Law: The battle over birthright citizenship
Trump shifts his focus to nationwide injunctions after federal judges block his attempt to end birthright citizenship

President Trump is hoping that "a bit of legal chicanery" will let him shred birthright citizenship, said Stephen I. Vladeck in The New York Times. Three federal judges have barred the administration from enforcing his January executive order, which—in a clear violation of the 14th Amendment—would deny U.S. citizenship to the children of undocumented migrants. But during oral arguments at the Supreme Court last week, administration lawyers didn't ask the justices to rule Trump's order legal. Instead, they asked the high court to scrap "the use of nationwide injunctions." If the justices agree, lower courts would be able to block government agents only from acting against individual plaintiffs. Such a ruling would mean that, as this case progresses, children born to immigrants could be denied citizenship for any number of reasons, including "the status of their parents' lawsuits." Meanwhile, nationwide freezes issued by judges on other Trump policies, such as the mass firings of government workers, would be voided.
The Constitution is clear that "all persons born or naturalized" in the U.S. are American citizens, said Dan McLaughlin in National Review. But there are "practical and jurisprudential arguments" against nationwide injunctions, as both liberal and conservative justices have long noted. Those orders "encourage forum shopping for favorable judges"— Republicans seeking out red-state judges under Democratic presidents and vice versa. They're also "asymmetrical." If the government wins nine times out of 10 on an issue, the "people who lost the first nine cases still get to win" if their one victory results in a policy being blocked across the country.

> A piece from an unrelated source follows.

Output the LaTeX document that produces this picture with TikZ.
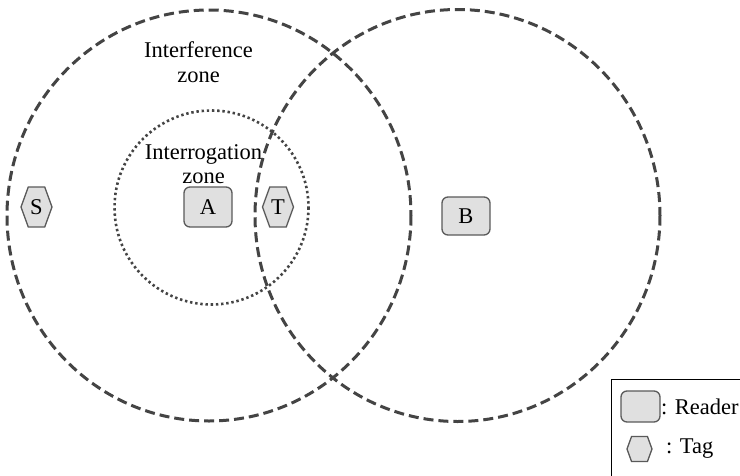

Executive overreach is the "actual problem here," said Adam Serwer in The Atlantic. Solicitor General D. John Sauer complained to the Supreme Court that nearly 40 injunctions have been issued against the administration to date; the Obama administration received 12 in eight years. But that's what happens when an "out-of-control" president "ignores constitutional restraints." The court seems to recognize the need to bolster those restraints, said Noah Feldman in Bloomberg. Conservative Justices Amy Coney Barrett and Neil Gorsuch both grilled Sauer on whether scrapping universal injunctions would let unlawful executive orders remain in effect and cause "real-world harm." That suggests the court will find a way to allow nationwide injunctions on the most "egregious executive actions"—and that the justices finally understand the importance of protecting "the rule of law from Trump's threat."